Task details —
Extract only the lines from the start of the entries below to the line with "195, 190, 178]", inclusive; omit every picture.

Data excerpts —
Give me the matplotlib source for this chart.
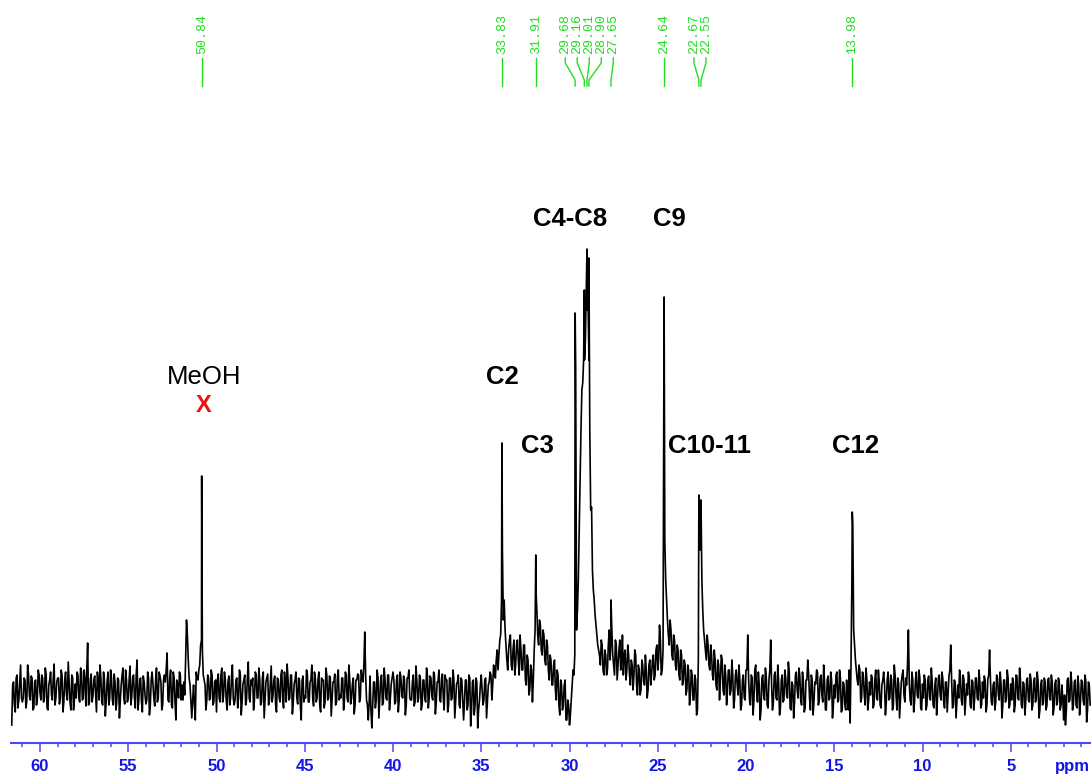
import numpy as np
import matplotlib
matplotlib.use("Agg")
import matplotlib.pyplot as plt
import matplotlib.transforms as mtransforms
from matplotlib.ticker import FixedLocator

plt.rcParams['font.family'] = ['Liberation Sans', 'DejaVu Sans']

# ---------------------------------------------------------------- data
# picked peaks (ppm) and their intensities
peak_ppm = [50.84, 33.83, 31.91, 29.68, 29.16, 29.01, 28.90, 27.65, 24.64, 22.67, 22.55, 13.98]
peak_height = [214, 247, 135, 377, 400, 441, 432, 90, 393, 195, 190, 178]

# baseline trace on whole 0.1 ppm points, starting at 61.6 ppm
baseline_start = 61.6
baseline_step = 0.1
baseline = [
    -35, 8, -22, 15, -10, 25, -12,                      # 61.6-61.0
    12, -18, 25, -6, 14, -20, 8, -15, 20, -3,           # 60.9-60.0
    15, -12, 22, -18, 5, 18, -10, 26, -8, 12,           # 59
    -14, 20, -22, 10, -5, 28, -12, 15, -20, 6,          # 58
    18, -8, 22, -10, 20, -16, 47, -12, 16, -6,          # 57
    14, -22, 10, 25, -12, 18, -26, 8, -15, 20,          # 56
    -10, 16, -20, 12, -28, 5, 22, -14, 10, -8,          # 55
    24, -6, 15, -18, 30, -10, 12, -22, 8, -14,          # 54
    18, -25, 10, 6, -16, 22, -8, 14, -20, 10,           # 53
    8, 37, -12, 20, -18, 12, -30, 5, 18, -10,           # 52
    -10, -5, 70, 30, 5, -28, 5, -30, 12, 20,            # 51
    45, 40, 10, -20, 15, -10, 20, -15, 8, -22,          # 50
    16, -12, 22, -6, 10, -20, 14, -8, 25, -15,          # 49
    10, -18, 20, -25, 6, 15, -10, 28, -12, 5,           # 48
    -20, 18, -8, 22, -15, 12, -28, 8, 16, -10,          # 47
    24, -5, 14, -22, 10, -12, 20, -18, 8, 26,           # 46
    -10, 15, -24, 6, 18, -14, 10, -30, 14, -6,          # 45
    20, -12, 8, 25, -16, 12, -8, 18, -22, 10,           # 44
    -18, 22, -10, 14, -26, 8, 16, -12, 20, -5,          # 43
    12, -20, 18, -8, 25, -14, 6, -24, 10, 16,           # 42
    -12, 20, 8, 58, -10, -30, 14, -38, 8, -18,          # 41
    20, -28, 10, -15, 22, -8, 15, -20, 6, 18,           # 40
    -14, 10, -22, 18, -6, 14, -25, 12, 20, -10,         # 39
    8, -16, 24, -12, 15, -20, 10, -8, 22, -18,          # 38
    14, -6, 18, -24, 8, 20, -12, 16, -20, 10,           # 37
    -22, 12, -10, 20, -28, 6, 15, -18, 10, -30,         # 36
    10, -20, 15, -36, 8, -25, 12, -38, -10, 15,         # 35
    -15, 10, -28, 5, 18, -10, 25, 12, 40, 35,           # 34
    55, 140, 90, 45, 20, 50, 25, 40, 15, 45,            # 33
    30, 55, 20, 45, 10, 35, -5, 25, -12, 40,            # 32
    100, 55, 70, 40, 60, 30, 50, 20, 35, 5,             # 31
    25, 0, 20, -15, 10, -20, 5, -30, -10, -35,          # 30
    -10, 20, 35, 60, 110, 210, 300, 330, 350, 380,      # 29
    330, 180, 120, 90, 65, 45, 35, 50, 20, 40,          # 28
    15, 45, 30, 60, 25, 50, 10, 40, 20, 55,             # 27
    35, 10, 45, 15, 30, 0, 40, 5, 25, -5,               # 26
    30, 8, 35, -8, 25, 5, 30, 10, 40, 20,               # 25
    65, 15, 40, 150, 90, 55, 70, 35, 55, 25,            # 24
    45, 15, 40, 5, 30, -5, 25, -15, 20, -10,            # 23
    15, -25, 30, 140, 110, 60, 40, 55, 25, 45,          # 22
    15, 40, 5, 30, -10, 35, 0, 25, -15, 20,             # 21
    -5, 30, -18, 15, 5, 25, -20, 10, -8, 20,            # 20
    55, -10, 15, -25, 20, 0, 18, -30, 12, -5,           # 19
    22, -15, 10, 50, -20, 15, -8, 25, -25, 10,          # 18
    -12, 20, -5, 28, -18, 8, -28, 15, 0, 22,            # 17
    -10, 18, -22, 10, 30, -8, 15, -25, 8, 20,           # 16
    -15, 12, -5, 25, -20, 10, -10, 18, -28, 5,          # 15
    15, -12, 20, -22, 8, -15, 10, -20, -33, 110,        # 14
    60, 30, 10, 25, -12, 18, -5, 22, -20, 8,            # 13
    15, -18, 10, -8, 20, -15, 5, 18, -25, 10,           # 12
    -10, 15, -20, 25, -5, 12, -28, 8, 20, -12,          # 11
    5, 60, -10, 18, -22, 10, -5, 20, -18, 6,            # 10
    15, -20, 10, -8, 22, -15, 5, -25, 12, -5,           # 9
    18, -12, 8, -22, 14, 45, -18, 10, -28, 5,           # 8
    20, -10, 15, -25, 6, 18, -15, 10, -20, 12,          # 7
    -8, 20, -18, 8, 14, -22, 10, 40, -12, 5,            # 6
    -20, 15, -5, 18, -28, 10, -12, 20, -18, 6,          # 5
    12, -22, 15, -8, 22, -15, 8, -25, 10, -10,          # 4
    16, -20, 8, -12, 18, -28, 5, -15, 12, -20,          # 3
    10, -8, 15, -25, 6, -15, 12, -20, 5, -30,           # 2
    -35, 10, -12, 18, -20, 8, -15, 14, -25, 10,         # 1
    -10, 15, -32, 8, -15,                               # 0.9-0.5
]

# baseline trace on the half points in between (61.55, 61.45, ...)
baseline_mid = [
    5, -15, 12, -18, 8, -8,                             # 61.55-61.05
    -8, 10, -12, 15, -10, 12, -18, 10, -8, 15,          # 60.95-60.05
    -10, 12, -8, 15, -20, 10, -5, 12, -15, 8,           # 59
    12, -8, 15, -12, 18, -10, 8, -20, 12, -10,          # 58
    -8, 15, -12, 18, -8, 10, 20, -15, 10, -12,          # 57
    10, -5, 18, -10, 12, -15, 10, -12, 18, -8,          # 56
    12, -15, 8, -12, 10, -10, 15, -8, 20, -12,          # 55
    10, -15, 12, -8, 15, -20, 10, -12, 14, -5,          # 54
    -10, 12, -15, 18, -8, 10, -12, 18, 8, -15,          # 53
    15, 20, -10, 12, -15, 18, -12, 10, -8, 15,          # 52
    5, 8, 30, 55, 12, -12, -10, -15, 18, 10,            # 51
    25, 50, 15, 5, -10, 12, -8, 15, -12, 10,            # 50
    10, -8, 15, -12, 18, -10, 8, -15, 12, -8,           # 49
    -10, 12, -8, 15, -12, 10, -15, 12, -8, 10,          # 48
    12, -10, 15, -8, 10, -12, 18, -10, 12, -15,         # 47
    8, -12, 10, -15, 12, -8, 15, -10, 18, -12,          # 46
    12, -8, 15, -12, 10, -8, 12, -15, 10, -12,          # 45
    -8, 15, -12, 10, -8, 18, -12, 10, -15, 12,          # 44
    10, -12, 15, -8, 12, -10, 8, -15, 12, -10,          # 43
    -8, 12, -10, 15, -12, 10, -8, 12, -15, 10,          # 42
    15, -8, 12, 25, 15, -15, -12, -20, -15, 8,          # 41
    -10, 12, -8, 15, -12, 10, -10, 15, -8, 12,          # 40
    10, -12, 15, -10, 12, -8, 10, -15, 12, -8,          # 39
    -10, 15, -12, 10, -8, 12, -15, 10, -12, 15,         # 38
    -8, 12, -10, 15, -12, 8, -10, 12, -8, 15,           # 37
    10, -15, 12, -8, 10, -12, 8, -15, 12, -10,          # 36
    -12, 10, -15, 12, -20, 10, -15, 8, -20, 5,          # 35
    0, -10, 12, -12, 8, 15, 5, 20, 30, 20,              # 34
    50, 90, 70, 60, 30, 40, 55, 20, 50, 25,             # 33
    50, 15, 40, 20, 45, 5, 30, 0, 20, 10,               # 32
    60, 80, 45, 65, 35, 55, 25, 45, 10, 30,             # 31
    5, 30, -10, 15, -25, 5, -15, 10, -30, -15,          # 30
    -25, 5, 15, 323, 80, 160, 260, 307, 330, 400,       # 29
    390, 260, 183, 100, 75, 55, 40, 25, 45, 15,         # 28
    35, 20, 60, 50, 35, 15, 45, 25, 50, 30,             # 27
    15, 40, 20, 35, 5, 25, 15, 35, -5, 20,              # 26
    0, 25, 5, 20, 0, 30, 15, 35, 15, 45,                # 25
    30, 50, 20, 333, 110, 70, 45, 60, 30, 50,           # 24
    20, 40, 10, 35, 10, 25, 0, 20, -5, 15,              # 23
    -10, 10, -20, 180, 150, 80, 50, 30, 45, 20,         # 22
    35, 10, 30, 0, 25, 10, 30, -5, 15, 0,               # 21
    20, 0, 15, -10, 20, -5, 10, -15, 15, -10,           # 20
    20, 10, -15, 12, -10, 25, -12, 5, -20, 15,          # 19
    -10, 12, -18, 20, 5, -12, 18, -10, 8, -18,          # 18
    15, -10, 12, -8, 18, -20, 5, -12, 18, -8,           # 17
    14, -15, 8, -18, 10, 15, -20, 10, -12, 6,           # 16
    18, -10, 15, -12, 8, -20, 14, -8, 10, -15,          # 15
    -8, 18, -10, 12, -20, 6, -20, -10, 20, 27,          # 14
    167, 45, 20, 5, 20, -8, 14, -15, 10, -10,           # 13
    -5, 12, -15, 20, -10, 8, -18, 10, 5, -12,           # 12
    18, -8, 10, -15, 14, -20, 6, -10, 15, -5,           # 11
    12, 25, 8, -15, 10, -12, 18, -8, 12, -20,           # 10
    -8, 10, -15, 14, -10, 8, -18, 12, -8, 15,           # 9
    -10, 12, -18, 8, -5, 20, 10, -15, 8, -12,           # 8
    -8, 12, -15, 10, -10, -5, 12, -18, 8, -10,          # 7
    12, -10, 8, -15, -8, 10, -15, 15, 10, -15,          # 6
    8, -12, 12, -10, 6, -15, 10, -8, 12, -15,           # 5
    -10, 8, -15, 14, -10, 10, -18, 6, -12, 12,          # 4
    -12, 10, -15, 12, -8, 8, -20, 10, -12, 8,           # 3
    -15, 12, -10, 8, -18, 10, -12, 8, -15, -10,         # 2
    -5, -20, 12, -10, 8, -15, 10, -18, 5, -12,          # 1
    8, -15, 10, -20, 5,                                 # 0.95-0.55
]

axis_ticks = [60, 55, 50, 45, 40, 35, 30, 25, 20, 15, 10, 5]
assignments = ["MeOH", "C2", "C3", "C4-C8", "C9", "C10-11", "C12"]

# ---------------------------------------------------------------- figure
W, H, DPI = 1091, 776, 100
PX_PER_PPM = 17.65
LEFT_PPM = 60 + 40 / PX_PER_PPM
RIGHT_PPM = LEFT_PPM - W / PX_PER_PPM
AXIS_Y = 743          # pixel row of the ppm axis
ZERO_Y = 690          # pixel row of zero intensity

fig = plt.figure(figsize=(W / DPI, H / DPI), dpi=DPI)
ax = fig.add_axes([0, (H - AXIS_Y) / H, 1, AXIS_Y / H])
ax.set_xlim(LEFT_PPM, RIGHT_PPM)
ax.set_ylim(-(AXIS_Y - ZERO_Y), ZERO_Y)


def fy(px):
    return 1 - px / H


trans = mtransforms.blended_transform_factory(ax.transData, fig.transFigure)

# spectrum: both baseline grids merged with the peak maxima
grid_ppm = baseline_start - baseline_step * np.arange(len(baseline))
mid_ppm = baseline_start - baseline_step / 2 - baseline_step * np.arange(len(baseline_mid))
all_ppm = np.concatenate([grid_ppm, mid_ppm, np.asarray(peak_ppm)])
all_int = np.concatenate([np.asarray(baseline, float), np.asarray(baseline_mid, float),
                          np.asarray(peak_height, float)])
order = np.argsort(-all_ppm, kind="stable")
ax.plot(all_ppm[order], all_int[order], color="black", lw=1.2)

# ppm axis
for s in ("top", "left", "right"):
    ax.spines[s].set_visible(False)
axis_blue = "#4747ff"
label_blue = "#1414e6"
ax.spines["bottom"].set_color(axis_blue)
ax.spines["bottom"].set_linewidth(1.5)
ax.spines["bottom"].set_bounds(61.64, RIGHT_PPM)
ax.set_xticks(axis_ticks, [str(t) for t in axis_ticks], fontsize=12,
              fontweight="bold", color=label_blue)
ax.xaxis.set_minor_locator(FixedLocator(np.arange(1, 62)))
ax.tick_params(axis="x", which="major", direction="out", length=6.2, width=1.1,
               color=axis_blue, pad=5.0)
ax.tick_params(axis="x", which="minor", direction="out", length=3.0, width=1.1,
               color=axis_blue)
ax.set_yticks([])
fig.text(1072 / W, fy(766), "ppm", color=label_blue, fontsize=12, fontweight="bold",
         ha="center", va="center")


# peak pick labels along the top
def spread_labels(ppms, gap):
    groups = [[p] for p in sorted(ppms, reverse=True)]

    def place(g):
        c = float(np.mean(g))
        n = len(g)
        return [c + gap * ((n - 1) / 2 - i) for i in range(n)]

    merged = True
    while merged:
        merged = False
        for i in range(len(groups) - 1):
            if place(groups[i])[-1] - place(groups[i + 1])[0] < gap:
                groups[i] = groups[i] + groups[i + 1]
                del groups[i + 1]
                merged = True
                break
    out = []
    for g in groups:
        out += place(g)
    return out


green = "#22dd22"
label_pos = spread_labels(peak_ppm, 12 / PX_PER_PPM)
for p, lp in zip(sorted(peak_ppm, reverse=True), label_pos):
    ax.plot([lp, lp, p, p], [fy(58), fy(63), fy(80), fy(86)], color=green, lw=1.0,
            transform=trans, clip_on=False)
    ax.text(lp, fy(54), f"{p:.2f}", rotation=90, ha="center", va="bottom",
            color=green, fontsize=9.6, family=["Liberation Mono", "DejaVu Sans Mono"],
            transform=trans)

# assignment labels
bold = dict(fontsize=18.5, fontweight="bold", color="black", ha="center",
            va="baseline", transform=trans)
ax.text(50.72, fy(384), assignments[0], fontsize=18.5, color="black", ha="center",
        va="baseline", transform=trans)
ax.text(50.72, fy(412), "X", fontsize=17, fontweight="bold", color="#ee1111",
        ha="center", va="baseline", transform=trans)
ax.text(33.83, fy(384), assignments[1], **bold)
ax.text(31.84, fy(453), assignments[2], **bold)
ax.text(29.94, fy(226), assignments[3], **bold)
ax.text(24.36, fy(226), assignments[4], **bold)
ax.text(22.04, fy(453), assignments[5], **bold)
ax.text(13.80, fy(453), assignments[6], **bold)

fig.savefig("out.png", dpi=DPI)
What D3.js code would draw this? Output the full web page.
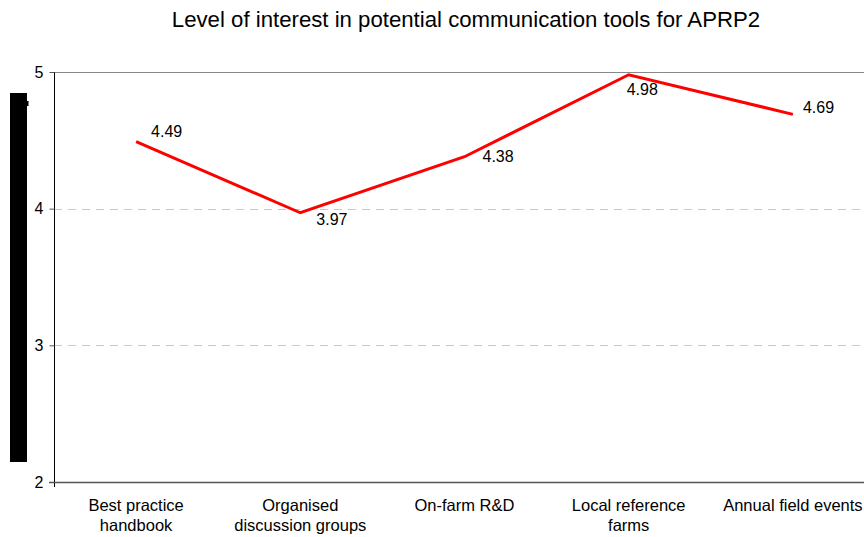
<!DOCTYPE html>
<html>
<head>
<meta charset="utf-8">
<script src="https://cdn.jsdelivr.net/npm/d3@7"></script>
<style>
  html, body { margin: 0; padding: 0; background: #fff; }
  svg { display: block; font-family: Arial, "Liberation Sans", sans-serif; }
</style>
</head>
<body>
<svg id="chart" width="864" height="537"></svg>
<script>
// Communication tools and mean interest score for each
const categories = [
  ["Best practice", "handbook"],
  ["Organised", "discussion groups"],
  ["On-farm R&D"],
  ["Local reference", "farms"],
  ["Annual field events"]
];
const values = [4.49, 3.97, 4.38, 4.98, 4.69];
const yTicks = [2, 3, 4, 5];
const title = "Level of interest in potential communication tools for APRP2";

// Where each value label sits relative to its point (dx, baseline dy)
const labelOffsets = [[15, -5], [16, 12], [18, 5], [-2, 20], [10, -1]];

const W = 864, H = 537;
const margin = { left: 54, top: 72, bottom: 55 };
const plotRight = 875;

const svg = d3.select("#chart");

const x = d3.scaleBand()
  .domain(d3.range(categories.length))
  .range([margin.left, plotRight]);

const y = d3.scaleLinear()
  .domain([2, 5])
  .range([H - margin.bottom, margin.top]);

// Title
svg.append("text")
  .attr("x", 466).attr("y", 27)
  .attr("text-anchor", "middle")
  .attr("font-size", 22.2)
  .attr("fill", "#000")
  .text(title);

// Black side block
svg.append("rect")
  .attr("x", 10).attr("y", 93)
  .attr("width", 17).attr("height", 369)
  .attr("fill", "#000");
svg.append("rect")
  .attr("x", 27).attr("y", 101)
  .attr("width", 1.5).attr("height", 5)
  .attr("fill", "#000");

// Horizontal gridlines
yTicks.forEach(t => {
  if (t === 2) return;
  const yy = Math.round(y(t)) + 0.5;
  svg.append("line")
    .attr("x1", margin.left).attr("x2", W)
    .attr("y1", yy).attr("y2", yy)
    .attr("stroke", t === 5 ? "#888" : "#c8c8c8")
    .attr("stroke-width", 1)
    .attr("stroke-dasharray", t === 5 ? null : "8,6");
});

// Y axis
const yAxis = d3.axisLeft(y)
  .tickValues(yTicks)
  .tickFormat(d3.format("d"))
  .tickSize(5)
  .tickPadding(6);
const gy = svg.append("g")
  .attr("transform", `translate(${margin.left + 0.5},0)`)
  .call(yAxis);
gy.select(".domain").attr("stroke", "#000").attr("d", `M0,${y(5)}V${y(2) + 5}`);
gy.selectAll(".tick line").attr("stroke", "#555");
gy.selectAll(".tick text")
  .attr("font-size", 16)
  .attr("fill", "#000")
  .attr("font-family", "Arial, 'Liberation Sans', sans-serif");

// X axis baseline
svg.append("line")
  .attr("x1", margin.left - 5).attr("x2", W)
  .attr("y1", Math.round(y(2)) + 0.5).attr("y2", Math.round(y(2)) + 0.5)
  .attr("stroke", "#555").attr("stroke-width", 1.5);

// Category labels
const cx = i => x(i) + x.bandwidth() / 2;
categories.forEach((lines, i) => {
  const t = svg.append("text")
    .attr("x", cx(i))
    .attr("y", 511)
    .attr("text-anchor", "middle")
    .attr("font-size", 16.5)
    .attr("fill", "#000");
  lines.forEach((ln, j) => {
    t.append("tspan")
      .attr("x", cx(i))
      .attr("dy", j === 0 ? 0 : 20)
      .text(ln);
  });
});

// Series line
const line = d3.line()
  .x((d, i) => cx(i))
  .y(d => y(d));
svg.append("path")
  .datum(values)
  .attr("d", line)
  .attr("fill", "none")
  .attr("stroke", "#ff0000")
  .attr("stroke-width", 3)
  .attr("stroke-linejoin", "miter");

// Value labels
svg.selectAll(".vlabel")
  .data(values)
  .join("text")
  .attr("class", "vlabel")
  .attr("x", (d, i) => cx(i) + labelOffsets[i][0])
  .attr("y", (d, i) => y(d) + labelOffsets[i][1])
  .attr("font-size", 16)
  .attr("fill", "#000")
  .text(d => d.toFixed(2));
</script>
</body>
</html>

Completed exercise —
Give me the matplotlib source for this chart.
import numpy as np
import matplotlib
matplotlib.use("Agg")
import matplotlib.pyplot as plt
import matplotlib.transforms as mtransforms
from matplotlib.ticker import FixedLocator

plt.rcParams['font.family'] = ['Liberation Sans', 'DejaVu Sans']

# ---------------------------------------------------------------- data
# picked peaks (ppm) and their intensities
peak_ppm = [50.84, 33.83, 31.91, 29.68, 29.16, 29.01, 28.90, 27.65, 24.64, 22.67, 22.55, 13.98]
peak_height = [214, 247, 135, 377, 400, 441, 432, 90, 393, 195, 190, 178]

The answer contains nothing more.